11 Temmuz 2013 Perşembe


Ölümcül Şiddetle Yetinilmediği İçin mi, Palalı, Sopalı Takviyeler Görmezden Gelinebiliyor?
 
 
Gösteri hakkına polisin şiddet kullanımı kadar pala ve sopa ile karşı durulmaya kalkışılması da Demokrasi mi sayılıyor
Bu nedenle gösteri yapana gaz ve su, palalı saldırganlara buyur geç dönemi demokratlığı(!) uygulamaya konuyor.
Protestolarda ölen ve sakat kalanların sorumlusu olarak gaz, su, ve polis şiddeti artı palalı sivil girişimleri yerine göstericilerin provakasyonu demek akılla ilgili bir çıkarım olabilir mi?
Gezi dayanışmasına destek olarak Eskişehir’de yapılan destek gösterilerinde biber gazından kaçarken sokak arasında dövülen 19 yaşındaki Ali’nin yaşam savaşını kaybetmesinin acısını içinde duymayan bir insan var mıdır?
Yine, 17 yaşında kafasına biber gazı kapsülü isabet ettiği için komada yatan çocuğun babasının benim maaşımdan kesilen vergilerle oluşturulan polis gücü benim çocuğumu nasıl öldürür, feryadından kahrolmayan var mıdır?
Gazze’deki çocuklar, Suriye’deki çocuk ve siviller için dünyayı ayağa kaldırmaya kalkan hükümet, gösteri hakkının kullanıldığı demokratik denilen bir ülkede kendi çocuk ve gençlerinin ölmesine veya sakat kalmasına yol açan şiddet uygulama ve emirlerini doğru mu buluyor?

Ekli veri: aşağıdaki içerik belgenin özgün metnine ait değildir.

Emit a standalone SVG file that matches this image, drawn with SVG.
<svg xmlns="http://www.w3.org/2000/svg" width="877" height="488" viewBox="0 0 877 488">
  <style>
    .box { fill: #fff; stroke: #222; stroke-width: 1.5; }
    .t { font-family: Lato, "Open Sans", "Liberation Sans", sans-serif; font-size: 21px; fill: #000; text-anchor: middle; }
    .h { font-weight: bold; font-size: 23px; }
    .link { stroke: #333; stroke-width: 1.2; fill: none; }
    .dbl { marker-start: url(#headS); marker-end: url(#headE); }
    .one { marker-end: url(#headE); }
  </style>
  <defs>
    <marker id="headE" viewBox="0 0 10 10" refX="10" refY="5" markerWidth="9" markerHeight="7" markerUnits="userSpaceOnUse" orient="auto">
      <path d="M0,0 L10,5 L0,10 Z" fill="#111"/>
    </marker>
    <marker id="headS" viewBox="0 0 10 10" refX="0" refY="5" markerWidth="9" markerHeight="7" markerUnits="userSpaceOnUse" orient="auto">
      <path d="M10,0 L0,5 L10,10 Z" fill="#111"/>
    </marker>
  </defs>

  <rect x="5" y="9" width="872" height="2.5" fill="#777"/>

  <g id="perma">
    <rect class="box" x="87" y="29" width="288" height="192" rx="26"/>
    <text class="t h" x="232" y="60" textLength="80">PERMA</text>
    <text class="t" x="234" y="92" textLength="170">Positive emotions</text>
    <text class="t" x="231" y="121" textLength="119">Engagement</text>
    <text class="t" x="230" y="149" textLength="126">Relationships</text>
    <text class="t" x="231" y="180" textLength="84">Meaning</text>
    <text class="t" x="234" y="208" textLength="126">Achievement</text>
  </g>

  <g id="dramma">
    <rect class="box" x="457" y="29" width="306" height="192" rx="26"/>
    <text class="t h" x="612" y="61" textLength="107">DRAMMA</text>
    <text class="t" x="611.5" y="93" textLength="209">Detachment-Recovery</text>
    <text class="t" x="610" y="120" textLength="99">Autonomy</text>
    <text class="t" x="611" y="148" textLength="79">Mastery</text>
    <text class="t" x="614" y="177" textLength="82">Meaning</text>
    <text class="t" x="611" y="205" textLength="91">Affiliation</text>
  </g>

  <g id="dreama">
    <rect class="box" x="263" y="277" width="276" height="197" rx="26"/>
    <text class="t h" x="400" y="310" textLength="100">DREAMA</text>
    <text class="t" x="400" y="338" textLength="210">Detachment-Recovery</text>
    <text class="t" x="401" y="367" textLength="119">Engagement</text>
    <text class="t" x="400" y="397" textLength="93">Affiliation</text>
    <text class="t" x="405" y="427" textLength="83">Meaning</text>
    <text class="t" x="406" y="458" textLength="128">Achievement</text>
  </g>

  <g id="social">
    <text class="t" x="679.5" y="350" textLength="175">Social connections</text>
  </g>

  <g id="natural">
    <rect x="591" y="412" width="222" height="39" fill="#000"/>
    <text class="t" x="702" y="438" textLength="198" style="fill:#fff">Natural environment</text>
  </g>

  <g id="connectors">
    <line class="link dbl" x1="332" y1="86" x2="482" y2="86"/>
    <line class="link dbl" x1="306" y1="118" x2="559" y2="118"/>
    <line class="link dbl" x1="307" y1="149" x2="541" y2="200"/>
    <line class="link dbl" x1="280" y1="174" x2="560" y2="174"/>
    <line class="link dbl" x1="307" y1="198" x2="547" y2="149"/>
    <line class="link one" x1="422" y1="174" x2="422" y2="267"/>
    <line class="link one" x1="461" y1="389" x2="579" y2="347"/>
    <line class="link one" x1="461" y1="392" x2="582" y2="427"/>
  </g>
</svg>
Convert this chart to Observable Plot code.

İktidarı eleştiren göstericilerin taleplerine kulak asmak yerine onları kendi milleti saymayan biçimde karşısına kendi taraftarlarını dikmekle tehdit etmeyi demokratlık sayıyorsa o ülkede demokrasiden ve de ileri demokrasiden bahsetmek doğruyu ters yüz etmek anlamına gelmez mi?
Muhalefet partilerine ve muhalefet eden medya veya kurumlara devletin şiddet gücüyle karşılık vermek demokrasiyse, diktatörlüklerin demokrasiden farkı ne olabilir ki.
En önemlisi yanlış anlama ve buna dayalı yorumlarda, gösterilerin izne tabii olup olmaması algısı. Gösteri yapma hakkını devletin ilgili kurumlarına bildirme ve bu yolla gösteri hakkını kullananlara zarar verilmesini sağlamayı izin alıp almamak gibi yorumlamak anlaşmazlığın kilitlendiği nokta, yasaların ve demokrasi algısının nasıl farklı yorumlandığının da işareti oluyor.
Gösteri yapılacağının bildirilmesini orada başlarına gelecek olaylara karşı devletin onları korumak için hazırlanması anlamında yorumlayarak bu gösterilerin kendine dönük olmasından rahatsız olan yöneticilerin izin verme gibi anlaması ve ister veririm, ister vermem demesi buradan kaynaklanıyor.
Gerçek demokrasiyi içselleştirmiş hukuksal yorumlar, anayasanın ilgili maddesini bildirme ile izin alma arasındaki farkın altını çizerek bu hakkın kullanımını demokratik hak diye savunurken, karşı çıkanlar yönetimin iznine bağlı diye kabul etmekten yana duruyorlar.
Kavramsal algılama farkından çok, elindeki gücü demokratik olarak kullanıp kullanmama eğilimini yansıtan bu tartışma hukukun üstünlüğümü de sokaklara pala ve sopalarla dövülerek karşı gösteri yapma hakkı gibi tanımakta sakınca görmüyor olmalılar.
Tıpkı çocuğunu terbiye ediyorum diye ölesiye dövmeyi kendi hakkı sanan ebeveynler gibi ,insan, çocuk hakları ve hukuk kavramları demokratik haklar olarak algılamayan, algılatmayan yönetimlerde daha kaç insanımızı kaybedeceğiz acaba?